Publicado no Jornal Correio Braziliense em 27/03/2022
“Mas as nuvens do erro que escurecem as mentes se dissiparão, se dissolverão, e o sol da verdade terminará, cedo ou tarde, por triunfar” (Bobbio, p 139)
A sentença acima foi extraída do “Elogio da Serenidade”, de Norberto Bobbio. A preocupação do autor era com uma visão eclética de verdade, em um contexto em que grupos sociais antagônicos possuem concepções distintas sobre uma verdade. Neste contexto, o princípio da tolerância é fundamental para que diferentes concepções de verdade possam coexistir, no mesmo tempo e espaço, sem que rivalidades resultem em violência. De forma intuitiva, o apelo à tolerância quanto as verdades alheias, é um problema das democracias, já que no autoritarismo a imposição de uma verdade sobre as demais se dá via truculência.
Um dos problemas que surgem em sociedades democráticas, hiperconectadas e de informações instantâneas, é que a questão da tolerância pode ser traduzida para os fins deste argumento, como os limites da liberdade de expressão. É difícil mergulhar no pantanoso terreno do que deve, ou não ser tolerado, sem apelar a argumentos morais. Apologistas de causas esdrúxulas como os antivacinas, recorrem ao princípio da liberdade individual para exercerem o “direito” de não se vacinarem. A invocação do princípio da liberdade para tal fim recorre (de forma bastante empobrecida) a uma moralidade liberal, talvez anarquista.
Do outro lado do espectro social, há os que acreditam no método científico e, portanto, em vacinas. Se a extensão da cobertura vacinal não alcançar o total da população mundial, a presença de grupos não vacinados estimula a reprodução do vírus abrindo a possibilidade para o surgimento de novas cepas. Tais variantes podem, em algum momento, tornar-se resistentes às vacinas disponíveis e prolongar a pandemia no tempo. Neste caso, a população vacinada é diretamente afetada pelo delírio antivacina. Tem-se aqui um claro confronto entre princípios morais, uma vez que o direito de não se vacinar de um grupo, interfere no direito a uma vida próspera e saudável de outro grupo. Como resolver?
Mais recentemente, outra polêmica veio à tona envolvendo uma conversa de redes sociais. Uma caricatura da profecia de Umberto Eco de que tais mídias dariam voz a uma legião de idiotas, agravada pelo fato de que além de voz, podem dar alcance às piores ideias. A polêmica envolvendo um youtuber e um deputado federal invocava o princípio da liberdade somado à pretensa equivalência entre os crimes do nazismo alemão e do comunismo stalinista, maoísta ou castrista, para reivindicar o direito de manifestação política pró-nazista. A invocação do “direito à liberdade” de grupos se posicionarem politicamente partindo de uma concepção racista de mundo, incorrem no mesmo conflito moral supracitado na questão antivacina. O direito moral da liberdade política de uns, se opõe ao direito a uma vida digna e segura de outros.

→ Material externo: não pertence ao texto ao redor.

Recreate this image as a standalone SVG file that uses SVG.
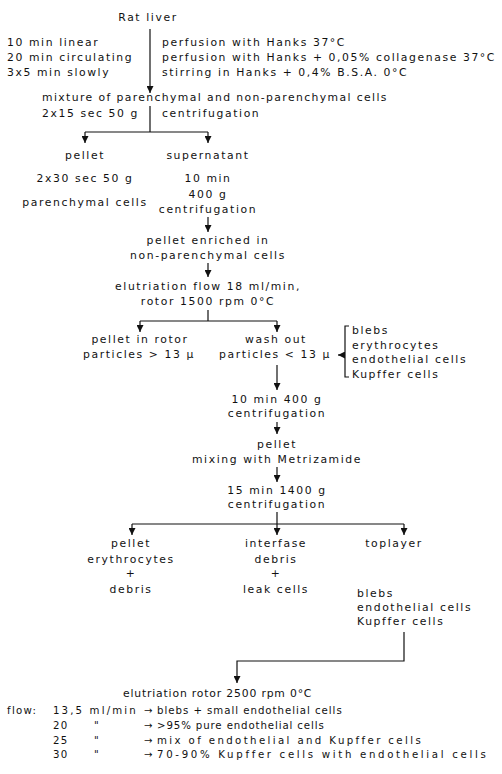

A questão que se impõe neste contexto é se o princípio da tolerância trabalhado por Bobbio deve ser levado em conta no caso dos antivacinas ou dos nazistas? A resposta é dada pelo próprio Bobbio “todas ideias devem ser toleradas, menos aquelas que negam a ideia de tolerância” (p. 153). A invocação do princípio da liberdade para justificar ideias socialmente perigosas é má fé, que não interessa aos liberais de boa formação intelectual, pois os desmoralizam. Nesse contexto, não se trata simplesmente de uma mera disputa pela verdade, no sentido de que seja possível coexistir duas ou mais verdades em temas como a eficácia de vacinas e o direito às manifestações nazistas. Do ponto de vista do julgamento histórico, é óbvio que a verdade já assumiu seu lado e nazistas ou antivacinas perderam a disputa.
O problema que se impõe são as consequências que falsas verdades produzem no comportamento social. Como nos ensina o historiador Richard Weaver, ideias têm consequências e não podem ser desconectadas da fé que elas produzem nos homens, independentemente do seu mérito. Ideias perigosas, em um mundo de informações instantâneas, problemas sociais crônicos e cristalização de bolhas em redes sociais, podem encontrar terreno fértil para germinarem e se encaminharem para o ativismo político, podendo produzir as piores consequências.